__Required work__.
Copy all lines below exactly as written. Leave pictures out.

__Input for this task__.
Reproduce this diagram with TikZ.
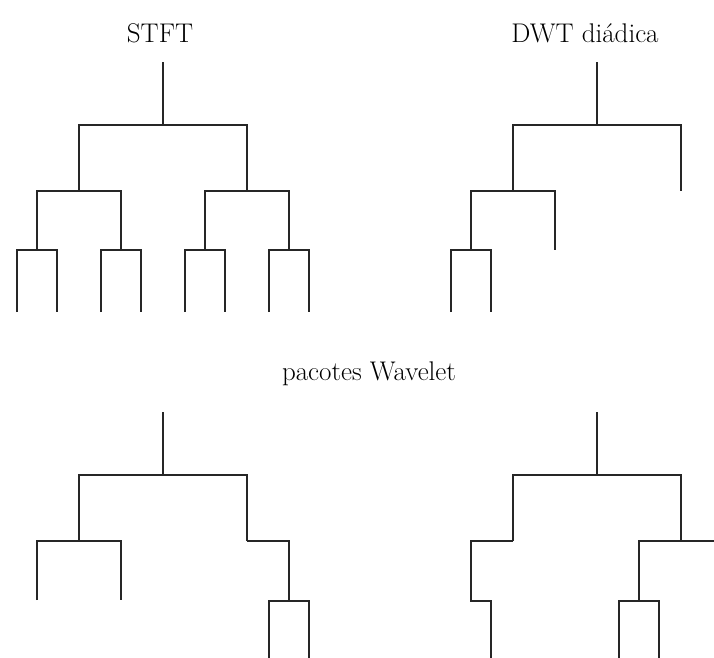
\documentclass[tikz,border=0pt]{standalone}
\begin{document}
\begin{tikzpicture}[x=1pt,y=-1pt,
  branch/.style={line width=2pt,draw=black!85,line join=miter,line cap=butt},
  lbl/.style={anchor=base,inner sep=0pt,font=\fontsize{27}{32}\selectfont}]
\useasboundingbox (0,0) rectangle (714,657);
\clip (0,0) rectangle (714,657);
% titles
\node[lbl] (stft) at (160,42) {STFT};
\node[lbl] (dwt) at (585,42) {DWT diádica};
\node[lbl] (pac) at (369,380) {pacotes Wavelet};
% ---------- STFT ----------
\draw[branch] (163,62) -- (163,125);
\draw[branch] (79,191) -- (79,125) -- (247,125) -- (247,191);
\draw[branch] (37,250) -- (37,191) -- (121,191) -- (121,250);
\draw[branch] (205,250) -- (205,191) -- (289,191) -- (289,250);
\foreach \c in {37,121,205,289}
  \draw[branch] (\c-20,312) -- (\c-20,250) -- (\c+20,250) -- (\c+20,312);
% ---------- DWT ----------
\draw[branch] (597,62) -- (597,125);
\draw[branch] (513,191) -- (513,125) -- (681,125) -- (681,191);
\draw[branch] (471,250) -- (471,191) -- (555,191) -- (555,250);
\draw[branch] (451,312) -- (451,250) -- (491,250) -- (491,312);
% ---------- pacotes (left) ----------
\draw[branch] (163,412) -- (163,475);
\draw[branch] (79,541) -- (79,475) -- (247,475) -- (247,541);
\draw[branch] (37,600) -- (37,541) -- (121,541) -- (121,600);
\draw[branch] (247,541) -- (289,541) -- (289,601);
\draw[branch] (269,662) -- (269,601) -- (309,601) -- (309,662);
% ---------- pacotes (right) ----------
\draw[branch] (597,412) -- (597,475);
\draw[branch] (513,541) -- (513,475) -- (681,475) -- (681,541);
\draw[branch] (513,541) -- (471,541) -- (471,601) -- (491,601) -- (491,662);
\draw[branch] (639,601) -- (639,541) -- (723,541) -- (723,601);
\draw[branch] (619,662) -- (619,601) -- (659,601) -- (659,662);
\end{tikzpicture}
\end{document}
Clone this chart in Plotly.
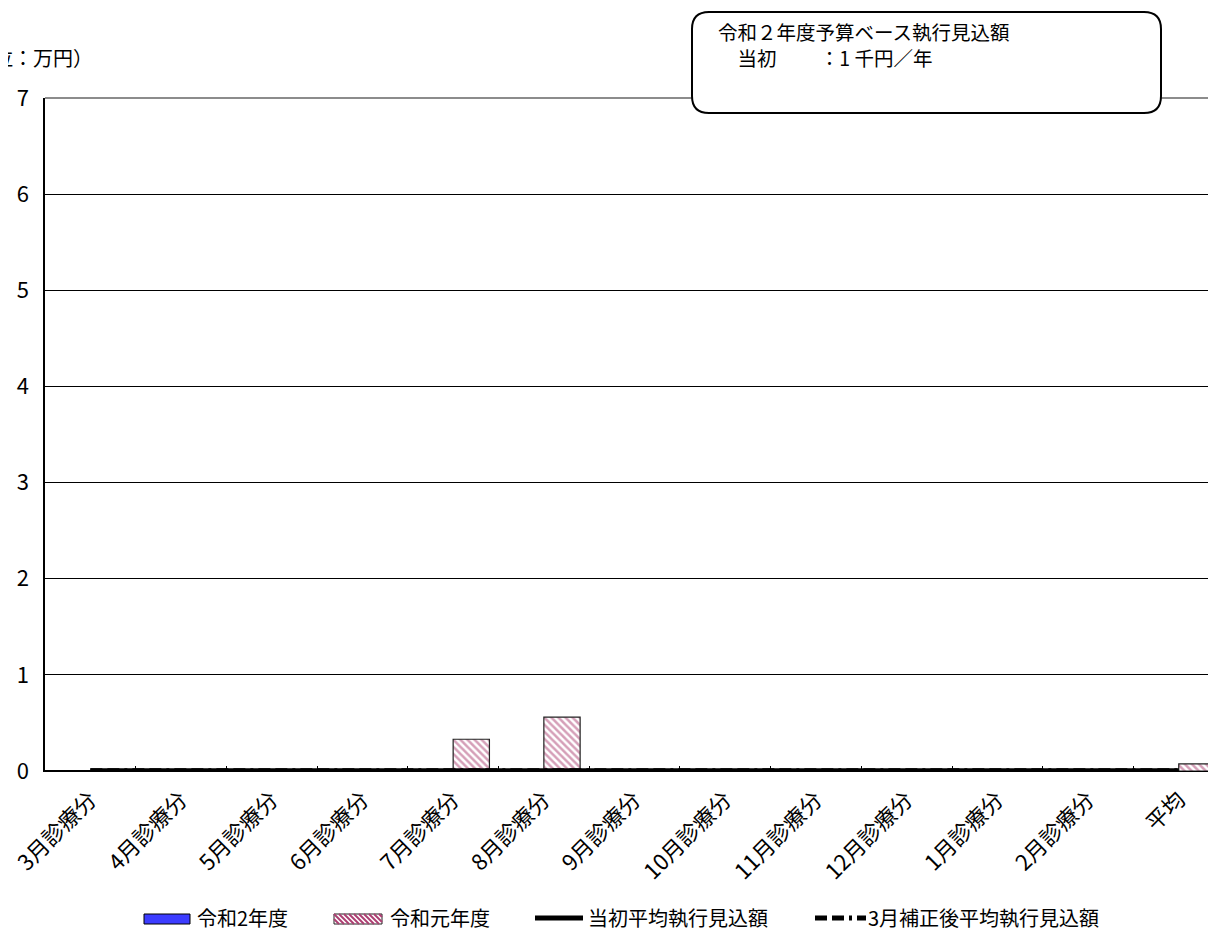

__The completed task__.
Reproduce this diagram with TikZ.
\documentclass[tikz,border=0pt]{standalone}
\begin{document}
\begin{tikzpicture}[x=1pt,y=-1pt,
  branch/.style={line width=2pt,draw=black!85,line join=miter,line cap=butt},
  lbl/.style={anchor=base,inner sep=0pt,font=\fontsize{27}{32}\selectfont}]
\useasboundingbox (0,0) rectangle (714,657);
\clip (0,0) rectangle (714,657);
% titles
\node[lbl] (stft) at (160,42) {STFT};
\node[lbl] (dwt) at (585,42) {DWT diádica};
\node[lbl] (pac) at (369,380) {pacotes Wavelet};
% ---------- STFT ----------
\draw[branch] (163,62) -- (163,125);
\draw[branch] (79,191) -- (79,125) -- (247,125) -- (247,191);
\draw[branch] (37,250) -- (37,191) -- (121,191) -- (121,250);
\draw[branch] (205,250) -- (205,191) -- (289,191) -- (289,250);
\foreach \c in {37,121,205,289}
  \draw[branch] (\c-20,312) -- (\c-20,250) -- (\c+20,250) -- (\c+20,312);
% ---------- DWT ----------
\draw[branch] (597,62) -- (597,125);
\draw[branch] (513,191) -- (513,125) -- (681,125) -- (681,191);
\draw[branch] (471,250) -- (471,191) -- (555,191) -- (555,250);
\draw[branch] (451,312) -- (451,250) -- (491,250) -- (491,312);
% ---------- pacotes (left) ----------
\draw[branch] (163,412) -- (163,475);
\draw[branch] (79,541) -- (79,475) -- (247,475) -- (247,541);
\draw[branch] (37,600) -- (37,541) -- (121,541) -- (121,600);
\draw[branch] (247,541) -- (289,541) -- (289,601);
\draw[branch] (269,662) -- (269,601) -- (309,601) -- (309,662);
% ---------- pacotes (right) ----------
\draw[branch] (597,412) -- (597,475);
\draw[branch] (513,541) -- (513,475) -- (681,475) -- (681,541);
\draw[branch] (513,541) -- (471,541) -- (471,601) -- (491,601) -- (491,662);
\draw[branch] (639,601) -- (639,541) -- (723,541) -- (723,601);
\draw[branch] (619,662) -- (619,601) -- (659,601) -- (659,662);
\end{tikzpicture}
\end{document}
Clone this chart in Plotly.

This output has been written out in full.